Le cadran solaire inscrit au bout de son ombre la trace de la course du soleil. A midi solaire, le cadran marque midi. Si le cadran solaire est horizontal, il est nécessaire d'avoir un gnomon (le bâton qui projette l'ombre) parallèle à l'axe de rotation de la Terre (l'axe autour duquel tourne en apparence le soleil), et pour cela, on utilise la latitude du lieu (quelques 45o en France).
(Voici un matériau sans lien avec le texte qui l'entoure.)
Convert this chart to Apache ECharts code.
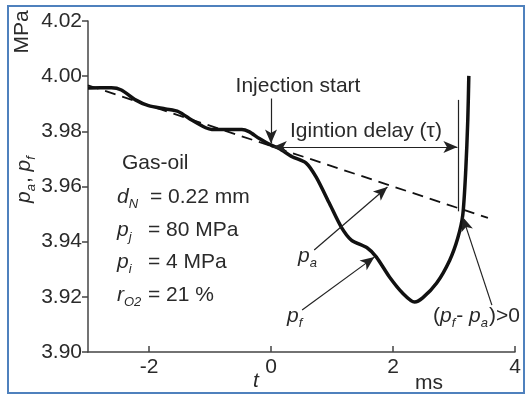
<!DOCTYPE html>
<html><head><meta charset="utf-8">
<script src="https://cdn.jsdelivr.net/npm/echarts@6/dist/echarts.min.js"></script>
<style>html,body{margin:0;padding:0;background:#fff}#c{width:527px;height:396px}</style>
</head><body><div id="c"></div>
<script>
// ---- data ----
const pfTime = [-3.0,-2.617,-2.453,-2.222,-2.008,-1.728,-1.514,-1.300,-1.070,-0.971,-0.477,-0.362,-0.198,0.0,0.132,0.346,0.576,0.741,0.955,1.152,1.317,1.580,1.728,1.942,2.156,2.354,2.486,2.716,2.930,3.062,3.144,3.193,3.226,3.243];
const pfValues = [3.9957,3.9958,3.9950,3.9914,3.9893,3.9881,3.9871,3.9841,3.9813,3.9807,3.9807,3.9799,3.9775,3.9750,3.9738,3.9708,3.9685,3.9634,3.9540,3.9453,3.9406,3.9377,3.9344,3.9272,3.9214,3.9181,3.9196,3.9250,3.9333,3.9413,3.9497,3.9660,3.9841,4.0001];
const paTime = [-3.0, 3.556];
const paValues = [3.9967, 3.9486];
const xTickValues = [-2, 0, 2, 4];
const yTickValues = [3.90, 3.92, 3.94, 3.96, 3.98, 4.00, 4.02];
const injectionT = 0;
const ignitionT = 3.066;

const FONT = '"Liberation Sans", Arial, Helvetica, sans-serif';
const FS = 21, SFS = 13;
const TXT = '#2a2a2a';

const cv = document.createElement('canvas').getContext('2d');
function tw(text, italic, size){ cv.font = (italic?'italic ':'') + size + 'px ' + FONT; return cv.measureText(text).width; }

// sequence builder: parts [text, kind] kind: n normal, i italic, s subscript(italic)
function seq(x, y, parts){
  const els = [];
  let cx = x;
  parts.forEach(([t,k])=>{
    const italic = k!=='n';
    const size = k==='s'? SFS : FS;
    const dy = k==='s'? 7 : 0;
    els.push({type:'text', x: cx, y: y+dy, silent:true,
      style:{text:t, font:(italic?'italic ':'')+size+'px '+FONT, fill:TXT, textAlign:'left', textVerticalAlign:'middle'}});
    cx += tw(t, italic, size) + (k==='s'?1:0);
  });
  return els;
}

const chart = echarts.init(document.getElementById('c'), null, {renderer:'canvas'});

const arrowLines = [
  [{coord:[injectionT, 3.9919], symbol:'none'}, {coord:[injectionT, 3.9756], symbol:'arrow'}],
  [{coord:[0.03, 3.9743], symbol:'arrow'}, {coord:[ignitionT-0.01, 3.9743], symbol:'arrow'}],
  [{coord:[ignitionT, 3.9914], symbol:'none'}, {coord:[ignitionT, 3.951], symbol:'none'}],
  [{coord:[0.708, 3.9370], symbol:'none'}, {coord:[1.909, 3.9598], symbol:'arrow'}],
  [{coord:[0.510, 3.9152], symbol:'none'}, {coord:[1.695, 3.9344], symbol:'arrow'}],
  [{coord:[3.621, 3.9170], symbol:'none'}, {coord:[3.144, 3.9489], symbol:'arrow'}]
];

const graphics = [
  {type:'rect', shape:{x:8,y:6,width:516,height:387}, style:{fill:'none', stroke:'#4f81bd', lineWidth:2}, silent:true},
  {type:'text', x:22, y:32, rotation:Math.PI/2, silent:true, style:{text:'MPa', font:FS+'px '+FONT, fill:TXT, textAlign:'center', textVerticalAlign:'middle'}},
  {type:'group', x:24, y:203, rotation:Math.PI/2, silent:true, children: seq(0,0,[['p','i'],['a','s'],[', ','n'],['p','i'],['f','s']])},
  {type:'text', x:298, y:86, silent:true, style:{text:'Injection start', font:FS+'px '+FONT, fill:TXT, textAlign:'center', textVerticalAlign:'middle'}},
  {type:'text', x:290, y:131, silent:true, style:{text:'Igintion delay (τ)', font:FS+'px '+FONT, fill:TXT, textAlign:'left', textVerticalAlign:'middle'}},
  {type:'text', x:122, y:163, silent:true, style:{text:'Gas-oil', font:FS+'px '+FONT, fill:TXT, textAlign:'left', textVerticalAlign:'middle'}},
  ...seq(117,197,[['d','i'],['N','s']]),
  {type:'text', x:150, y:197, silent:true, style:{text:'= 0.22 mm', font:FS+'px '+FONT, fill:TXT, textAlign:'left', textVerticalAlign:'middle'}},
  ...seq(117,230,[['p','i'],['j','s']]),
  {type:'text', x:148, y:230, silent:true, style:{text:'= 80 MPa', font:FS+'px '+FONT, fill:TXT, textAlign:'left', textVerticalAlign:'middle'}},
  ...seq(117,262,[['p','i'],['i','s']]),
  {type:'text', x:148, y:262, silent:true, style:{text:'= 4 MPa', font:FS+'px '+FONT, fill:TXT, textAlign:'left', textVerticalAlign:'middle'}},
  ...seq(117,295,[['r','i'],['O2','s']]),
  {type:'text', x:148, y:295, silent:true, style:{text:'= 21 %', font:FS+'px '+FONT, fill:TXT, textAlign:'left', textVerticalAlign:'middle'}},
  ...seq(298,256,[['p','i'],['a','s']]),
  ...seq(287,316,[['p','i'],['f','s']]),
  ...seq(433,316,[['(','n'],['p','i'],['f','s'],['- ','n'],['p','i'],['a','s'],[')>0','n']]),
  {type:'text', x:256, y:381, silent:true, style:{text:'t', font:'italic '+FS+'px '+FONT, fill:TXT, textAlign:'center', textVerticalAlign:'middle'}},
  {type:'text', x:429, y:383, silent:true, style:{text:'ms', font:FS+'px '+FONT, fill:TXT, textAlign:'center', textVerticalAlign:'middle'}}
];

chart.setOption({
  animation:false,
  backgroundColor:'#fff',
  grid:{left:88, right:12, top:21, bottom:44, containLabel:false, outerBoundsMode:'none'},
  xAxis:{type:'value', min:-3, max:4,
    axisLine:{show:true, onZero:false, lineStyle:{color:'#444', width:1.5}},
    axisTick:{show:true, inside:true, length:6, customValues:xTickValues, lineStyle:{color:'#444', width:1.5}},
    axisLabel:{customValues:xTickValues, fontSize:FS, fontFamily:FONT, color:TXT, margin:5},
    splitLine:{show:false}},
  yAxis:{type:'value', min:3.90, max:4.02,
    axisLine:{show:true, onZero:false, lineStyle:{color:'#444', width:1.5}},
    axisTick:{show:true, inside:false, length:6, customValues:yTickValues, lineStyle:{color:'#444', width:1.5}},
    axisLabel:{customValues:yTickValues, fontSize:FS, fontFamily:FONT, color:TXT, margin:6, formatter:v=>v.toFixed(2)},
    splitLine:{show:false}},
  series:[
    {name:'pa', type:'line', data: paTime.map((t,i)=>[t,paValues[i]]), showSymbol:false, silent:true,
      lineStyle:{color:'#111', width:1.8, type:[11,7]}},
    {name:'pf', type:'line', data: pfTime.map((t,i)=>[t,pfValues[i]]), showSymbol:false, smooth:0.25, silent:true,
      lineStyle:{color:'#111', width:3.5},
      markLine:{silent:true, symbolSize:[9,14], label:{show:false}, lineStyle:{color:'#222', width:1.2, type:'solid'},
        emphasis:{disabled:true}, data:arrowLines}}
  ],
  graphic: graphics
});
</script></body></html>
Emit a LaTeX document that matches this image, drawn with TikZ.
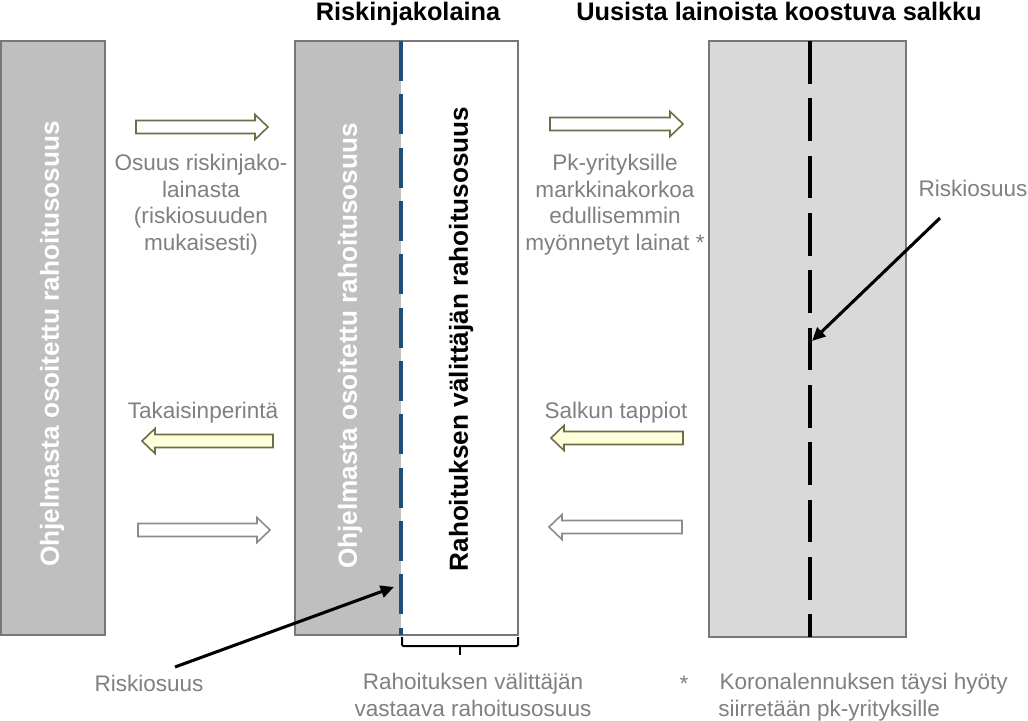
\documentclass[tikz,border=0pt]{standalone}
\usepackage{fontspec}
\setmainfont{Liberation Sans}
\usetikzlibrary{arrows.meta}
\definecolor{boxgray}{RGB}{191,191,191}
\definecolor{lightbox}{RGB}{217,217,217}
\definecolor{bordergray}{RGB}{120,120,120}
\definecolor{txtgray}{RGB}{128,128,128}
\definecolor{dashblue}{RGB}{31,78,121}
\definecolor{arrolive}{RGB}{110,110,70}
\definecolor{paleyellow}{RGB}{255,255,220}
\definecolor{arrgray}{RGB}{140,140,140}
\newcommand\rarr[4]{\filldraw[barrow,#4] (#1,#3-6.5) -- (#2-13,#3-6.5) -- (#2-13,#3-12.5) -- (#2,#3) -- (#2-13,#3+12.5) -- (#2-13,#3+6.5) -- (#1,#3+6.5) -- cycle;}
\newcommand\larr[4]{\filldraw[barrow,#4] (#1,#3) -- (#1+13,#3-12.5) -- (#1+13,#3-6.5) -- (#2,#3-6.5) -- (#2,#3+6.5) -- (#1+13,#3+6.5) -- (#1+13,#3+12.5) -- cycle;}
\begin{document}
\begin{tikzpicture}[x=0.75pt,y=-0.75pt,
 panel/.style={draw=bordergray,line width=1.2pt},
 graytext/.style={text=txtgray,font=\fontsize{16.9}{20}\selectfont,align=center,inner sep=0pt},
 title/.style={font=\bfseries\fontsize{19}{22}\selectfont,inner sep=0pt},
 vtext/.style={rotate=90,font=\bfseries\fontsize{19.6}{22}\selectfont,inner sep=0pt},
 barrow/.style={line width=1.2pt,line join=miter},
 pointer/.style={line width=2.3pt,-{Triangle[length=10pt,width=9pt]}},
]
\useasboundingbox[fill=white] (0,0) rectangle (1028,721);
% panels
\filldraw[panel,fill=boxgray] (1,41) rectangle (105,635);
\fill[boxgray] (295,41) rectangle (401,635);
\draw[panel] (295,41) rectangle (518,635);
\draw[dashblue,line width=2.4pt,dash pattern=on 30pt off 10pt] (401,41) -- (401,635);
\filldraw[panel,fill=lightbox] (709,41) rectangle (906,637);
\draw[black,line width=3pt,dash pattern=on 32pt off 11pt] (810,41) -- (810,637);
% titles
\node[title,anchor=base] (h1) at (408,20) {Riskinjakolaina};
\node[title,anchor=base] (h2) at (779,20) {Uusista lainoista koostuva salkku};
% vertical texts
\node[vtext,text=white] (v1) at (52,344) {Ohjelmasta osoitettu rahoitusosuus};
\node[vtext,text=white] (v2) at (350,346) {Ohjelmasta osoitettu rahoitusosuus};
\node[vtext] (v3) at (461,339) {Rahoituksen välittäjän rahoitusosuus};
% block arrows
\rarr{136}{268}{127}{draw=arrolive,fill=white}
\larr{142}{273}{441}{draw=arrolive,fill=paleyellow}
\rarr{138}{270}{530}{draw=arrgray,fill=white}
\rarr{550}{683}{124}{draw=arrolive,fill=white}
\larr{551}{683}{438}{draw=arrolive,fill=paleyellow}
\larr{549}{682}{527}{draw=arrgray,fill=white}
% gray texts
\node[graytext,anchor=north] (t1) at (201,154) {Osuus riskinjako-\\lainasta\\(riskiosuuden\\mukaisesti)};
\node[graytext,anchor=north] (t2) at (615,154) {Pk-yrityksille\\markkinakorkoa\\edullisemmin\\myönnetyt lainat *};
\node[graytext,anchor=base] (t3) at (203,418) {Takaisinperintä};
\node[graytext,anchor=base] (t4) at (616,418) {Salkun tappiot};
\node[graytext,anchor=base] (r1) at (973,196) {Riskiosuus};
\node[graytext,anchor=base] (r2) at (149,691) {Riskiosuus};
\node[graytext,anchor=north] (t5) at (473,673) {Rahoituksen välittäjän\\vastaava rahoitusosuus};
\node[graytext,anchor=base] (st) at (684,691) {*};
\node[graytext,anchor=north west,align=left] (t6) at (718,673) {\hspace{1pt}Koronalennuksen täysi hyöty\\siirretään pk-yrityksille};
% brace
\draw[line width=1.5pt,rounded corners=1pt] (402,637) -- (402,646) -- (518,646) -- (518,637);
\coordinate (bt) at (460,646);
\coordinate (bb) at (460,655);
\draw[line width=1.5pt] (bt) -- (bb);
% pointers
\coordinate (p1s) at (940,218);
\coordinate (p1e) at (812,341);
\draw[pointer] (p1s) -- (p1e);
\coordinate (p2s) at (175,667);
\coordinate (p2e) at (394,587);
\draw[pointer] (p2s) -- (p2e);
\end{tikzpicture}
\end{document}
Le jour solaire vrai n'étant pas constant au cours de l'année (du fait des variations de vitesse de la terre sur son orbite), si on veut pouvoir utiliser le cadran solaire comme horloge, il est nécessaire de tenir compte de l'équation du temps qui donne le décalage entre le temps solaire ("élastique") et le temps de l'horloge (régulier). Ce décalage peut aller jusqu'à un peu plus de 15mn selon la période de l'année, ce qui n'est pas négligeable.
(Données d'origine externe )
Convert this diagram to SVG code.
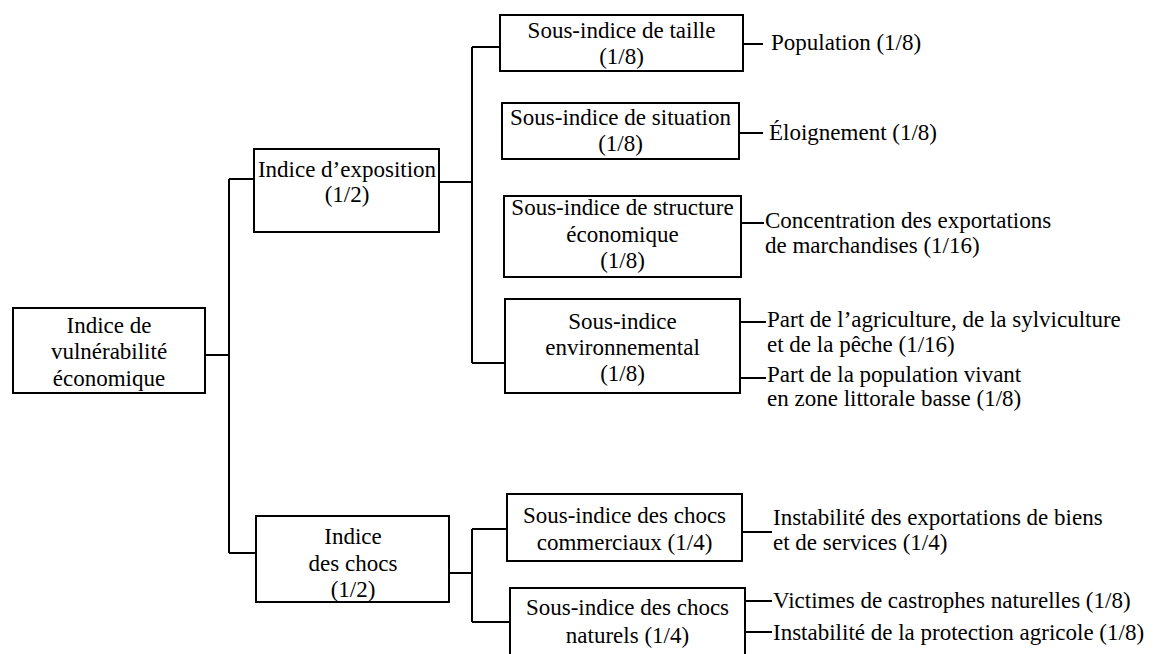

Mais il fait nuit la moitié du temps et parfois mauvais temps, et le cadran solaire a du être au cours des siècles complété par des moyens plus durables. L'horloge à eau ou Clepsydre, utilisée par les Egyptiens, permet de compter des intervalles de temps égaux à partir de l'écoulement d'un filet d'eau. De l'écoulement du temps à l'écoulement de l'eau, l'idée se poursuit avec le sablier qui ne craint pas le gel. Mais ce dernier compte difficilement de longues durées de temps. L'invention de l'horloge mécanique a été une invention majeure pour synchroniser les actions des hommes entre eux, pour dominer le voyage en mer (par la détermination des longitudes), par la définition qu'elle a donné à la civilisation dite occidentale. On peut également noter que de l'écoulement de l'eau au battement de l'horloge, le temps est "numérisé". Les tic-tac des horloges sont les premières cris de l'incursion du numérique (celui des CD-rom et autres DVD) dans notre vie. La précision de l'horloge dépend de la rapidité de ses battements, comme la qualité d'un enregistrement numérique dépendra du nombre de 'bits' utilisés le codage. Après les battements mécaniques sont venus au 20e siècle les battements électroniques grâce auxquels nous pouvons nous repérer par satellite à 10cm près, ou vérifier que la terre ralentit sa rotation de près d'un seconde tous les 400 siècles.

Construire un calendrier

Le jour correspond au temps nécessaire pour que le soleil repasse au méridien d'un lieu donné ; ce n'est pas forcément le temps que met la terre pour effectuer un tour sur elle-même. le mois (lunaire) correspond au temps que met la lune à revenir dans la même phase (par exemple la nouvelle lune), l'année correspond au temps que met la terre pour effectuer un tour autour du soleil. Et le gros problème est que ces trois durée ne sont pas des multiples entiers les unes des autres ! Un mois lunaire fait (environ) 29.5 jours et une année fait 365,242199 jours. Il n'y a donc pas exactement une pleine lune par mois (certaines années ont 13 pleines lunes) et les anciens calendriers lunaires (basés sur le cycle des phases de la lune, avec des mois identiques de 30 jours par exemple) avaient des années incomplètes. On était amené à rajouter des jours en fin d'année pour boucler le tour de la terre autour du soleil, autrement dit pour ajuster le rythme des jours et le rythme des saisons.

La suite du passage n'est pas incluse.